==== COLLECTED DATA
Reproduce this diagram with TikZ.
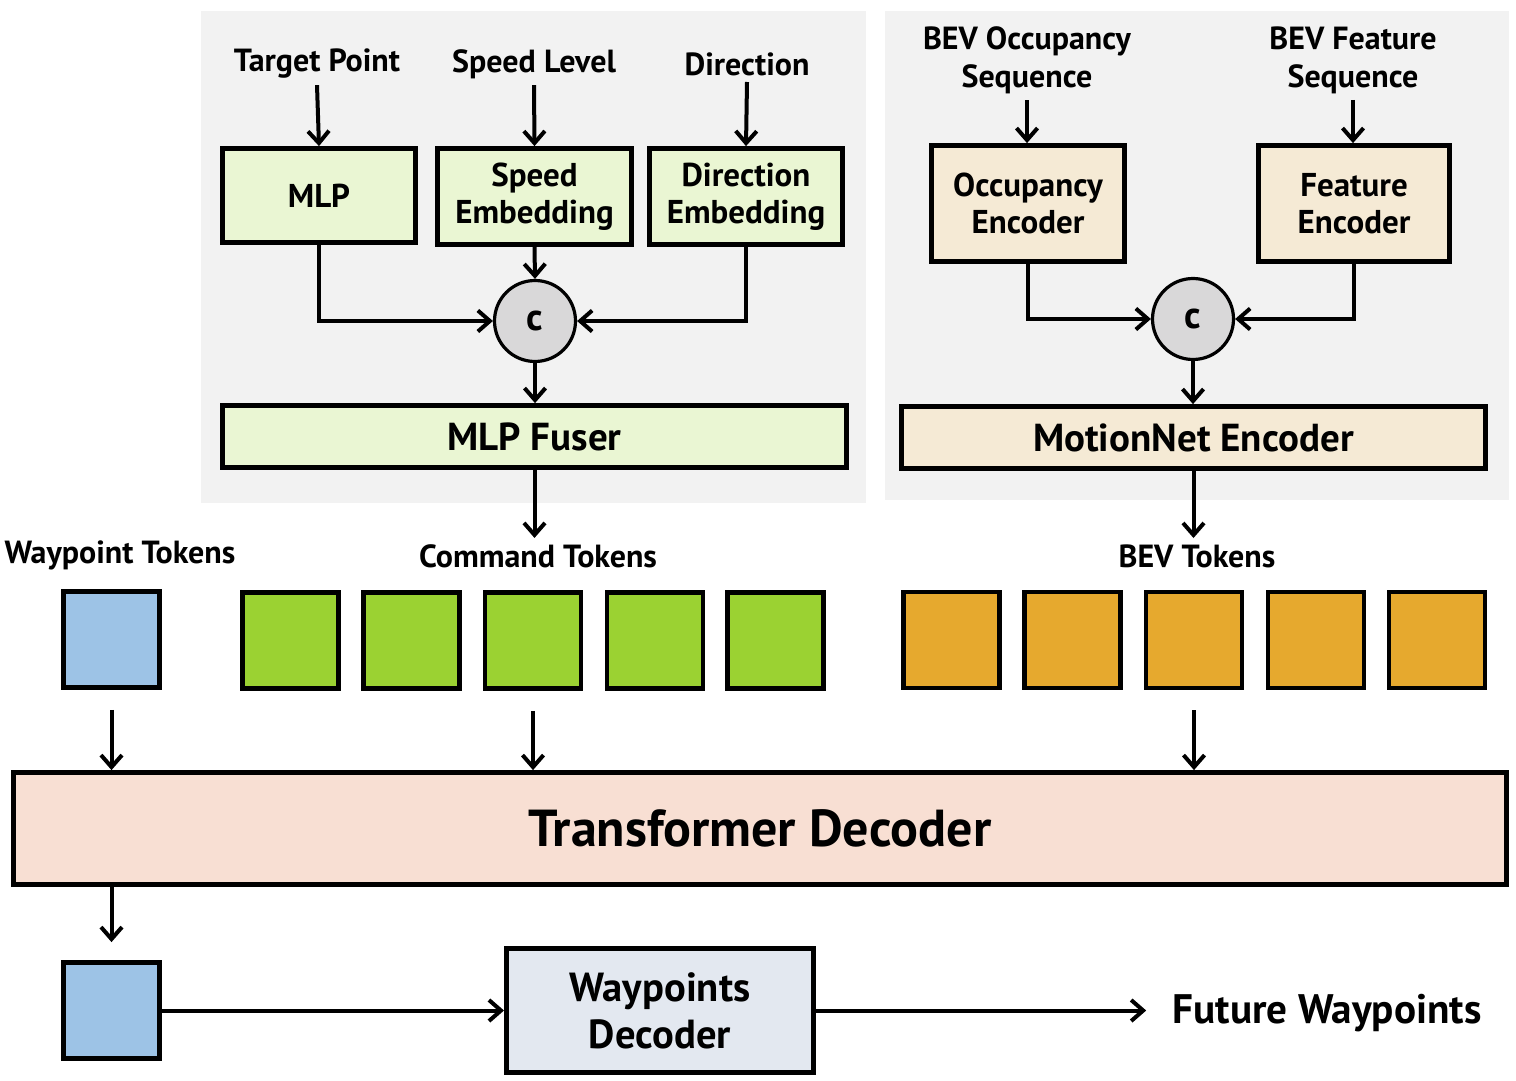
\documentclass[tikz,border=0pt]{standalone}
\usepackage{fontspec}
\setmainfont{PT Sans}
\usetikzlibrary{arrows.meta,positioning}
\definecolor{panelgray}{HTML}{F2F2F2}
\definecolor{cmdfill}{HTML}{EAF6D3}
\definecolor{bevfill}{HTML}{F5EAD5}
\definecolor{concatfill}{HTML}{D9D8D9}
\definecolor{waytoken}{HTML}{9DC3E6}
\definecolor{cmdtoken}{HTML}{9BD232}
\definecolor{bevtoken}{HTML}{E6A92E}
\definecolor{decfill}{HTML}{F8DFD3}
\definecolor{wpdecfill}{HTML}{E3E8F0}
\tikzset{
  >={Straight Barb[length=6pt,width=10.5pt]},
  flow/.style={->,line width=2pt},
  panel/.style={fill=panelgray,draw=none},
  block/.style={draw,line width=2.4pt,align=center,inner sep=2pt,font=\bfseries\fontsize{16.5}{18.5}\selectfont},
  cmdbox/.style={block,fill=cmdfill},
  bevbox/.style={block,fill=bevfill},
  concat/.style={circle,draw,line width=1.6pt,fill=concatfill,minimum size=40.5pt,inner sep=0pt,font=\bfseries\fontsize{19}{19}\selectfont},
  token/.style={draw,line width=2.4pt,minimum width=48pt,minimum height=48pt,inner sep=0pt},
  intext/.style={align=center,inner sep=3pt,font=\bfseries\fontsize{16}{19}\selectfont}
}
\begin{document}
\begin{tikzpicture}[x=0.5pt,y=-0.5pt]
  \useasboundingbox (0,0) rectangle (1516,1081);
  % Grey panels behind the two input branches.
  \fill[panel] (201,11) rectangle (866,503);
  \fill[panel] (885,11) rectangle (1509,500);

  % Command branch.
  \node[intext] (tgt) at (317,64) {Target Point};
  \node[intext] (spd) at (534,64) {Speed Level};
  \node[intext] (dir) at (747,64) {Direction};
  \node[cmdbox,minimum width=96.6pt,minimum height=47pt] (mlp) at (319,195.5) {MLP};
  \node[cmdbox,minimum width=97pt,minimum height=48pt] (spdemb) at (534.5,196.5) {Speed\\Embedding};
  \node[cmdbox,minimum width=96.6pt,minimum height=48pt] (diremb) at (746,196.5) {Direction\\Embedding};
  \node[concat] (cat1) at (535,321) {c};
  \node[cmdbox,minimum width=312pt,minimum height=31pt,font=\bfseries\fontsize{19.5}{22}\selectfont] (fuser) at (534.5,436.5) {MLP Fuser};

  % BEV branch.
  \node[intext] (occin) at (1027,60) {BEV Occupancy\\Sequence};
  \node[intext] (featin) at (1353,60) {BEV Feature\\Sequence};
  \node[bevbox,minimum width=96.6pt,minimum height=58pt] (occenc) at (1028,203.5) {Occupancy\\Encoder};
  \node[bevbox,minimum width=95.6pt,minimum height=58pt] (featenc) at (1354,203.5) {Feature\\Encoder};
  \node[concat] (cat2) at (1193,319) {c};
  \node[bevbox,minimum width=292pt,minimum height=31pt,font=\bfseries\fontsize{19.5}{22}\selectfont] (motion) at (1193.5,437.5) {MotionNet Encoder};

  % Token rows.
  \node[intext] (wplbl) at (120,555) {Waypoint Tokens};
  \node[intext] (cmdlbl) at (538,556) {Command Tokens};
  \node[intext] (bevlbl) at (1197,556) {BEV Tokens};
  \node[token,fill=waytoken] (wp) at (111.5,639.5) {};
  \foreach \i/\x in {1/290.5,2/411.5,3/533,4/655,5/775.5}
    \node[token,fill=cmdtoken] (c\i) at (\x,640.5) {};
  \foreach \i/\x in {1/951.5,2/1072.5,3/1194,4/1316,5/1437}
    \node[token,fill=bevtoken] (b\i) at (\x,640) {};

  % Decoder part.
  \node[block,fill=decfill,minimum width=746.6pt,minimum height=56pt,font=\bfseries\fontsize{26}{29}\selectfont] (tfd) at (760,828.5) {Transformer Decoder};
  \node[token,fill=waytoken] (wpout) at (111.5,1010.5) {};
  \node[block,fill=wpdecfill,minimum width=153.6pt,minimum height=62pt,font=\bfseries\fontsize{20.3}{23.5}\selectfont] (wdec) at (660,1010.5) {Waypoints\\Decoder};
  \node[inner sep=13pt,font=\bfseries\fontsize{20.6}{24}\selectfont] (fw) at (1327,1013) {Future Waypoints};

  % Connectors.
  \draw[flow] (tgt.south) -- (mlp.north);
  \draw[flow] (spd.south) -- (spdemb.north);
  \draw[flow] (dir.south) -- (diremb.north);
  \draw[flow] (mlp.south) |- (cat1.west);
  \draw[flow] (spdemb.south) -- (cat1.north);
  \draw[flow] (diremb.south) |- (cat1.east);
  \draw[flow] (cat1.south) -- (cat1.south |- fuser.north);
  \draw[flow] (fuser.south) -- (fuser.south |- cmdlbl.north);
  \draw[flow] (occin.south) -- (occin.south |- occenc.north);
  \draw[flow] (featin.south) -- (featin.south |- featenc.north);
  \draw[flow] (occenc.south) |- (cat2.west);
  \draw[flow] (featenc.south) |- (cat2.east);
  \draw[flow] (cat2.south) -- (cat2.south |- motion.north);
  \draw[flow] (motion.south) -- (motion.south |- bevlbl.north);
  \draw[flow] ([yshift=-10pt]wp.south) -- (wp.south |- tfd.north);
  \draw[flow] ([yshift=-10pt]c3.south) -- (c3.south |- tfd.north);
  \draw[flow] ([yshift=-10pt]b3.south) -- (b3.south |- tfd.north);
  \draw[flow] (tfd.south -| wpout.north) -- ([yshift=9pt]wpout.north);
  \draw[flow] (wpout.east) -- (wdec.west);
  \draw[flow] (wdec.east) -- (wdec.east -| fw.west);
\end{tikzpicture}
\end{document}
========
» **TASK TO COMPLETE**
Copy the listing word for word, excluding its pictures.

» **SOLUTION FOR THIS TASK**
Reproduce this diagram with TikZ.
\documentclass[tikz,border=0pt]{standalone}
\usepackage{fontspec}
\setmainfont{PT Sans}
\usetikzlibrary{arrows.meta,positioning}
\definecolor{panelgray}{HTML}{F2F2F2}
\definecolor{cmdfill}{HTML}{EAF6D3}
\definecolor{bevfill}{HTML}{F5EAD5}
\definecolor{concatfill}{HTML}{D9D8D9}
\definecolor{waytoken}{HTML}{9DC3E6}
\definecolor{cmdtoken}{HTML}{9BD232}
\definecolor{bevtoken}{HTML}{E6A92E}
\definecolor{decfill}{HTML}{F8DFD3}
\definecolor{wpdecfill}{HTML}{E3E8F0}
\tikzset{
  >={Straight Barb[length=6pt,width=10.5pt]},
  flow/.style={->,line width=2pt},
  panel/.style={fill=panelgray,draw=none},
  block/.style={draw,line width=2.4pt,align=center,inner sep=2pt,font=\bfseries\fontsize{16.5}{18.5}\selectfont},
  cmdbox/.style={block,fill=cmdfill},
  bevbox/.style={block,fill=bevfill},
  concat/.style={circle,draw,line width=1.6pt,fill=concatfill,minimum size=40.5pt,inner sep=0pt,font=\bfseries\fontsize{19}{19}\selectfont},
  token/.style={draw,line width=2.4pt,minimum width=48pt,minimum height=48pt,inner sep=0pt},
  intext/.style={align=center,inner sep=3pt,font=\bfseries\fontsize{16}{19}\selectfont}
}
\begin{document}
\begin{tikzpicture}[x=0.5pt,y=-0.5pt]
  \useasboundingbox (0,0) rectangle (1516,1081);
  % Grey panels behind the two input branches.
  \fill[panel] (201,11) rectangle (866,503);
  \fill[panel] (885,11) rectangle (1509,500);

  % Command branch.
  \node[intext] (tgt) at (317,64) {Target Point};
  \node[intext] (spd) at (534,64) {Speed Level};
  \node[intext] (dir) at (747,64) {Direction};
  \node[cmdbox,minimum width=96.6pt,minimum height=47pt] (mlp) at (319,195.5) {MLP};
  \node[cmdbox,minimum width=97pt,minimum height=48pt] (spdemb) at (534.5,196.5) {Speed\\Embedding};
  \node[cmdbox,minimum width=96.6pt,minimum height=48pt] (diremb) at (746,196.5) {Direction\\Embedding};
  \node[concat] (cat1) at (535,321) {c};
  \node[cmdbox,minimum width=312pt,minimum height=31pt,font=\bfseries\fontsize{19.5}{22}\selectfont] (fuser) at (534.5,436.5) {MLP Fuser};

  % BEV branch.
  \node[intext] (occin) at (1027,60) {BEV Occupancy\\Sequence};
  \node[intext] (featin) at (1353,60) {BEV Feature\\Sequence};
  \node[bevbox,minimum width=96.6pt,minimum height=58pt] (occenc) at (1028,203.5) {Occupancy\\Encoder};
  \node[bevbox,minimum width=95.6pt,minimum height=58pt] (featenc) at (1354,203.5) {Feature\\Encoder};
  \node[concat] (cat2) at (1193,319) {c};
  \node[bevbox,minimum width=292pt,minimum height=31pt,font=\bfseries\fontsize{19.5}{22}\selectfont] (motion) at (1193.5,437.5) {MotionNet Encoder};

  % Token rows.
  \node[intext] (wplbl) at (120,555) {Waypoint Tokens};
  \node[intext] (cmdlbl) at (538,556) {Command Tokens};
  \node[intext] (bevlbl) at (1197,556) {BEV Tokens};
  \node[token,fill=waytoken] (wp) at (111.5,639.5) {};
  \foreach \i/\x in {1/290.5,2/411.5,3/533,4/655,5/775.5}
    \node[token,fill=cmdtoken] (c\i) at (\x,640.5) {};
  \foreach \i/\x in {1/951.5,2/1072.5,3/1194,4/1316,5/1437}
    \node[token,fill=bevtoken] (b\i) at (\x,640) {};

  % Decoder part.
  \node[block,fill=decfill,minimum width=746.6pt,minimum height=56pt,font=\bfseries\fontsize{26}{29}\selectfont] (tfd) at (760,828.5) {Transformer Decoder};
  \node[token,fill=waytoken] (wpout) at (111.5,1010.5) {};
  \node[block,fill=wpdecfill,minimum width=153.6pt,minimum height=62pt,font=\bfseries\fontsize{20.3}{23.5}\selectfont] (wdec) at (660,1010.5) {Waypoints\\Decoder};
  \node[inner sep=13pt,font=\bfseries\fontsize{20.6}{24}\selectfont] (fw) at (1327,1013) {Future Waypoints};

  % Connectors.
  \draw[flow] (tgt.south) -- (mlp.north);
  \draw[flow] (spd.south) -- (spdemb.north);
  \draw[flow] (dir.south) -- (diremb.north);
  \draw[flow] (mlp.south) |- (cat1.west);
  \draw[flow] (spdemb.south) -- (cat1.north);
  \draw[flow] (diremb.south) |- (cat1.east);
  \draw[flow] (cat1.south) -- (cat1.south |- fuser.north);
  \draw[flow] (fuser.south) -- (fuser.south |- cmdlbl.north);
  \draw[flow] (occin.south) -- (occin.south |- occenc.north);
  \draw[flow] (featin.south) -- (featin.south |- featenc.north);
  \draw[flow] (occenc.south) |- (cat2.west);
  \draw[flow] (featenc.south) |- (cat2.east);
  \draw[flow] (cat2.south) -- (cat2.south |- motion.north);
  \draw[flow] (motion.south) -- (motion.south |- bevlbl.north);
  \draw[flow] ([yshift=-10pt]wp.south) -- (wp.south |- tfd.north);
  \draw[flow] ([yshift=-10pt]c3.south) -- (c3.south |- tfd.north);
  \draw[flow] ([yshift=-10pt]b3.south) -- (b3.south |- tfd.north);
  \draw[flow] (tfd.south -| wpout.north) -- ([yshift=9pt]wpout.north);
  \draw[flow] (wpout.east) -- (wdec.west);
  \draw[flow] (wdec.east) -- (wdec.east -| fw.west);
\end{tikzpicture}
\end{document}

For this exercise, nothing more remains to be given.